You have to remove the belt before the shell can open up. Most of the humanoid Pretenders have removable belts, and some have to be removed to separate the shell, but the design of Skullgrin’s belt seems to be unique among the series.

Robot in shell

Skullgrin’s arms rotate back and his toes point to allow him to sit inside the shell. There’s no mechanism to hold him inside, he just rests in there.

Vehicle Mode

Vehicle mode front view
Vehicle mode rear view

Skullgrin transforms into a crab-like “assault tank.” As with most Pretenders, it’s vague, but some evocative details include the twin cannons, the molded tank treads on the rear, and a purple canopy on top. Some translucent stickers provide extra mechanical detail.

The slagmaker carbines attach to the sides of the tank via 5mm posts.

Underside

The tank rolls on three wheels – two mounted under the treads, and a large one in front.

Comparison

The 2022 Legacy toy transforms into a similarly vague tank mode evocative of the original, including the side-mounted rifles, turret on top, and treads at the back.

Robot Mode

Robot mode front/back

Skullgrin’s transformation involves flipping out his legs, twisting the arms forward, and folding out the hands and feet. You can flip out the alt mode cannons to give him gun hands if you wish.

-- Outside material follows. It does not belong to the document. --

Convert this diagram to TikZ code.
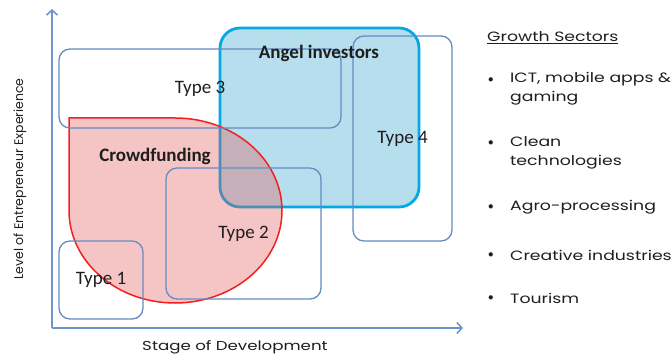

He’s molded in dark gray and maroon plastic, and has two paint applications – one for his face and one for his canopy – in slightly brighter purple.

Head close-up

The head sculpt doesn’t evoke much beyond “robot guy,” which does seem to reflect Skullgrin’s personality well. He is “cold and logical” until he climbs into his shell, which turns him into a battle-crazed freak.

Armed up

For armament, Skullgrin can equip the slagmaker carbines in each hand by way of 3mm posts. You could combine them, but the dual carbine handle is 5mm, so he’d have to hold the gun sideways. The sword can’t be held by the inner robot at all.

Articulation is limited to the arms and legs. Since the front “spines” of the tank mode are the tops of the hips, posing the legs tends to look rather awkward.

Comparison

Shown: 2022 Transformers Legacy deluxe-class Skullgrin; 2018 Power of the Primes Prime Master Liege Maximo (inner robot).

The Legacy toy takes a number of cues from the original inner robot, including the ridges on the ankles, the chest shape, and the maroon colors. The 2018 minifigure also has a surprising number of details similar to the original, down to tiny sets of tank treads on the legs.

Conclusion

Pretenders to the throne

The Pretenders are some of my favorite toys of the whole G1 line, and Skullgrin is a huge reason why. I adore the blend of fanciful creature and mechanical detail. I could dream up dozens of scenarios where Skullgrin uses his shell to tactical advantage against the surprised Autobots.

As a kid I never had Skullgrin or any complete Pretender, but I knew about them from the Marvel comics. If I’d owned him, he absolutely would have been a mid-to-upper tier foe in many of my stories, clashing with the Autobots again and again until some bigger, worse foe forced him to cooperate with them. He seems like the type.

Hopefully someday we’ll have a toy that adequately updates the whole G1 package without compromise – lower jaw and all.

How do you like this skull fella? Did you own one as a kid? Drop a comment below!

– Video Dracula

4 thoughts on “Dungeon Reviews: Pretender Skullgrin (1988)”

    1. Honestly, Transformers fiction could really play up the horror of Pretenders. Biomechanical grafting tech is just inherently disturbing.